IRS may be overlooking billions of dollars worth of false claims for carryforwards
The Internal Revenue Service isn’t doing enough to address billions of dollars worth of potentially erroneous carryforward tax credits and deductions claimed by businesses, according to a new report.
With a carryforward credit or deduction, a taxpayer claims the unused portion of a tax credit or deduction on a future year’s tax return. The credit reduces the amount of a business’ tax liability, while a carryforward deduction reduces a company’s taxable income. Approximately 2.5 million tax returns for 2015 included claims for carryforward credits, for a total of $81.9 billion, according to the report from the Treasury Inspector General for Tax Administration. Another 6.5 million tax year 2015 returns claimed carryforward deductions of $55.9 billion.

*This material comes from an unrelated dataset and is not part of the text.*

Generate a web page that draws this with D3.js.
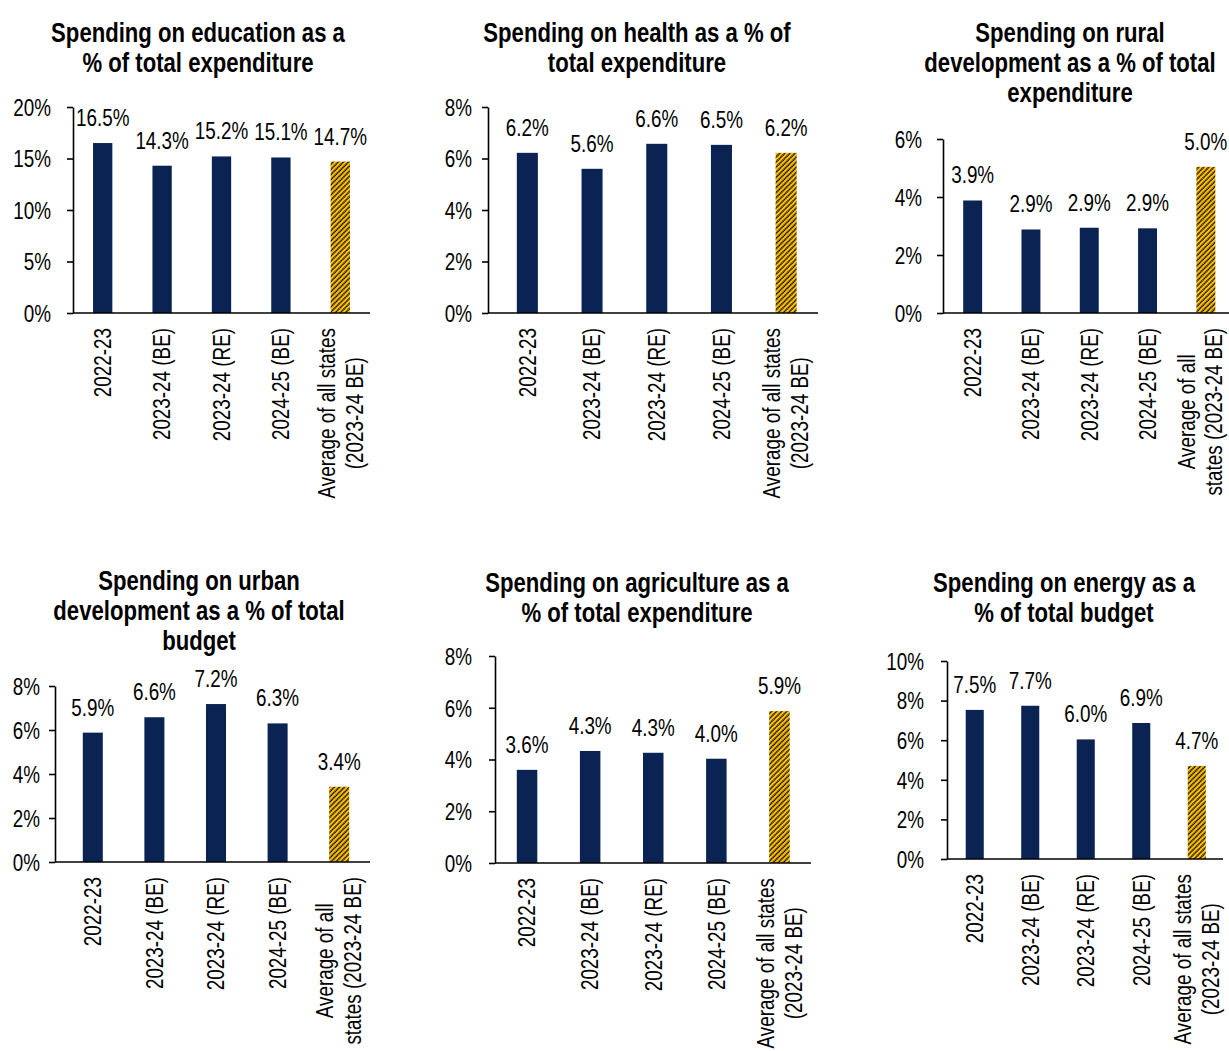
<!DOCTYPE html>
<html>
<head>
<meta charset="utf-8">
<script src="https://cdn.jsdelivr.net/npm/d3@7"></script>
<style>
  body { margin: 0; background: #fff; }
  svg { display: block; }
  text { font-family: "Liberation Sans", Arial, sans-serif; fill: #000; }
</style>
</head>
<body>
<svg id="chart" width="1229" height="1051"></svg>
<script>
// ---- data ----
const categories = ["2022-23", "2023-24 (BE)", "2023-24 (RE)", "2024-25 (BE)", "Average of all states (2023-24 BE)"];
const avgWide = ["Average of all states", "(2023-24 BE)"];
const avgNarrow = ["Average of all", "states (2023-24 BE)"];

const education = [16.5, 14.3, 15.2, 15.1, 14.7];
const health = [6.22, 5.6, 6.57, 6.53, 6.22];
const rural = [3.88, 2.88, 2.94, 2.92, 5.04];
const urban = [5.88, 6.58, 7.18, 6.3, 3.42];
const agriculture = [3.6, 4.33, 4.26, 4.03, 5.87];
const energy = [7.53, 7.74, 6.04, 6.87, 4.7];

const titleEducation = ["Spending on education as a", "% of total expenditure"];
const titleHealth = ["Spending on health as a % of", "total expenditure"];
const titleRural = ["Spending on rural", "development as a % of total", "expenditure"];
const titleUrban = ["Spending on urban", "development as a % of total", "budget"];
const titleAgri = ["Spending on agriculture as a", "% of total expenditure"];
const titleEnergy = ["Spending on energy as a", "% of total budget"];

// ---- layout of the six panels ----
const panels = [
  {title: titleEducation, values: education, max: 20, step: 5, avg: avgWide,
   ax: 73, x0: 73, x1: 370, right: 370, yTop: 107, yBot: 313, tickEnd: 51, tx: 198, ty: 42},
  {title: titleHealth, values: health, max: 8, step: 2, avg: avgWide,
   ax: 488, x0: 495, x1: 818.5, right: 818, yTop: 107, yBot: 313, tickEnd: 472, tx: 637, ty: 42},
  {title: titleRural, values: rural, max: 6, step: 2, avg: avgNarrow, avgShift: -6, avgGap: 27,
   ax: 943, x0: 943.5, x1: 1235, right: 1229, yTop: 139, yBot: 313, tickEnd: 922, tx: 1070, ty: 42},
  {title: titleUrban, values: urban, max: 8, step: 2, avg: avgNarrow,
   ax: 55, x0: 62, x1: 370, right: 370, yTop: 686, yBot: 862, tickEnd: 40, tx: 199, ty: 590},
  {title: titleAgri, values: agriculture, max: 8, step: 2, avg: avgWide,
   ax: 495, x0: 495.5, x1: 811, right: 811, yTop: 656, yBot: 863, tickEnd: 472, tx: 637, ty: 592},
  {title: titleEnergy, values: energy, max: 10, step: 2, avg: avgWide,
   ax: 947, x0: 947, x1: 1224.5, right: 1223, yTop: 661, yBot: 859, tickEnd: 924, tx: 1064, ty: 592}
];

const navy = "#0a2352";
const SX = 0.82;   // narrow face look
const svg = d3.select("#chart");

const defs = svg.append("defs");
const pat = defs.append("pattern")
  .attr("id", "hatch")
  .attr("patternUnits", "userSpaceOnUse")
  .attr("width", 3.6).attr("height", 3.6)
  .attr("patternTransform", "rotate(45)");
pat.append("rect").attr("width", 3.6).attr("height", 3.6).attr("fill", "#ffc000");
pat.append("line")
  .attr("x1", 1).attr("y1", 0).attr("x2", 1).attr("y2", 3.6)
  .attr("stroke", "#000").attr("stroke-width", 1.6)
  .attr("stroke-dasharray", "1.3 0.5");

// text in a scaled group so the regular face looks narrow
function ntext(parent, x, y, str, o) {
  o = o || {};
  const g = parent.append("g")
    .attr("transform", `translate(${x},${y})` + (o.rotate ? " rotate(-90)" : "") + ` scale(${o.sx || SX},1)`);
  return g.append("text")
    .text(str)
    .attr("font-size", o.size || 23)
    .attr("font-weight", o.weight || "normal")
    .attr("text-anchor", o.anchor || "middle")
    .attr("dy", o.dy || 0);
}

const fmt = d3.format(".1f");

panels.forEach(p => {
  const g = svg.append("g");
  const ticks = d3.range(0, p.max + 0.001, p.step);

  const x = d3.scaleBand()
    .domain(categories)
    .range([p.x0, p.x1])
    .paddingInner(0.675)
    .paddingOuter(0.3375);
  const y = d3.scaleLinear().domain([0, p.max]).range([p.yBot, p.yTop]);

  // title
  p.title.forEach((line, i) => {
    ntext(g, p.tx, p.ty + i * 30, line, {size: 27, weight: "bold", sx: 0.82});
  });

  // bars
  g.selectAll("rect.bar").data(p.values).join("rect")
    .attr("class", "bar")
    .attr("x", (d, i) => x(categories[i]))
    .attr("width", x.bandwidth())
    .attr("y", d => y(d))
    .attr("height", d => y(0) - y(d))
    .attr("fill", (d, i) => i === categories.length - 1 ? "url(#hatch)" : navy);

  // value labels
  p.values.forEach((v, i) => {
    ntext(g, x(categories[i]) + x.bandwidth() / 2, y(v) - 17, fmt(v) + "%");
  });

  // y axis
  const yAxis = g.append("g")
    .attr("transform", `translate(${p.ax},0)`)
    .call(d3.axisLeft(y).tickValues(ticks).tickSize(6).tickSizeOuter(0).tickFormat(d => d + "%"));
  yAxis.select(".domain").attr("stroke", "#000").attr("stroke-width", 1.6);
  yAxis.selectAll(".tick line").attr("stroke", "#000").attr("stroke-width", 1.6);
  yAxis.selectAll(".tick text")
    .attr("font-size", 23)
    .attr("font-family", "Liberation Sans, Arial, sans-serif")
    .attr("fill", "#000")
    .attr("transform", `scale(${SX},1)`)
    .attr("x", -(p.ax - p.tickEnd) / SX)
    .attr("dy", "0.36em");

  // x axis line
  g.append("line")
    .attr("x1", p.ax).attr("x2", p.right)
    .attr("y1", p.yBot).attr("y2", p.yBot)
    .attr("stroke", "#000").attr("stroke-width", 1.6);

  // category labels, rotated
  categories.forEach((c, i) => {
    const cx = x(c) + x.bandwidth() / 2;
    const lines = i === categories.length - 1 ? p.avg : [c];
    if (lines.length === 1) {
      ntext(g, cx, p.yBot + 15, lines[0], {rotate: true, anchor: "end", dy: "0.36em"});
    } else {
      const texts = lines.map(l => ntext(g, 0, 0, l, {rotate: true}));
      const L = d3.max(texts, t => t.node().getComputedTextLength()) * SX;
      const gap = p.avgGap || 28;
      texts.forEach((t, k) => {
        const lx = cx + (p.avgShift || 0) + (k - (lines.length - 1) / 2) * gap;
        d3.select(t.node().parentNode)
          .attr("transform", `translate(${lx},${p.yBot + 15 + L / 2}) rotate(-90) scale(${SX},1)`);
        t.attr("dy", "0.36em");
      });
    }
  });
});
</script>
</body>
</html>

TIGTA has previously found problems with carryforward claims in two earlier reviews, but said in its new report that the IRS still isn’t doing enough to ensure the accuracy of carryforward claims. A sample of 100 tax returns found that 63 taxpayers did not include the required statement with their tax year 2015 General Business Credit carryforward claims, and in other cases the claims didn’t match up with their prior-year returns.
TIGTA made six recommendations in its latest report, suggesting the IRS add criteria to its risk tool to identify high-risk carryforward Research Credit claims, and also to identify and examine returns with discrepancies of General Business Credit carryforward claims. Based on the results of this work, the IRS should expand the criteria to identify other carryforward claims with discrepancies if warranted. TIGTA also recommended the IRS prepare and submit an information technology request to address the problem. The report also suggested the IRS should develop a strategy to evaluate possible revisions to tax forms to capture carryforward claim information. While that strategy is being developed, the IRS should implement an educational campaign about carryforward claims.
The IRS agreed with three of TIGTA’ s recommendations, partially agreed with one recommendation, but disagreed with other recommendations, as well as TIGTA’s estimated numbers for the outcome measure.
“While some taxpayers may claim erroneous carryforward amounts, it is unreasonable to conclude that the tax effect is equal to the gross carryforward amount,” wrote Mary Beth Murphy, commissioner of the IRS’s Small Business/Self-Employed Division, in response to the report. “Carryforwards are only allowable in accordance with certain tax code provisions. Thus, taxpayers may never be able to utilize the full amount of the carryforward. Finally, there are legitimate reasons that discrepancies can exist which means the carryforward amount claimed may be correct even when it doesn’t reconcile to a prior year’s return. We reviewed a sample of discrepancy cases you identified and did not find any invalid claims.”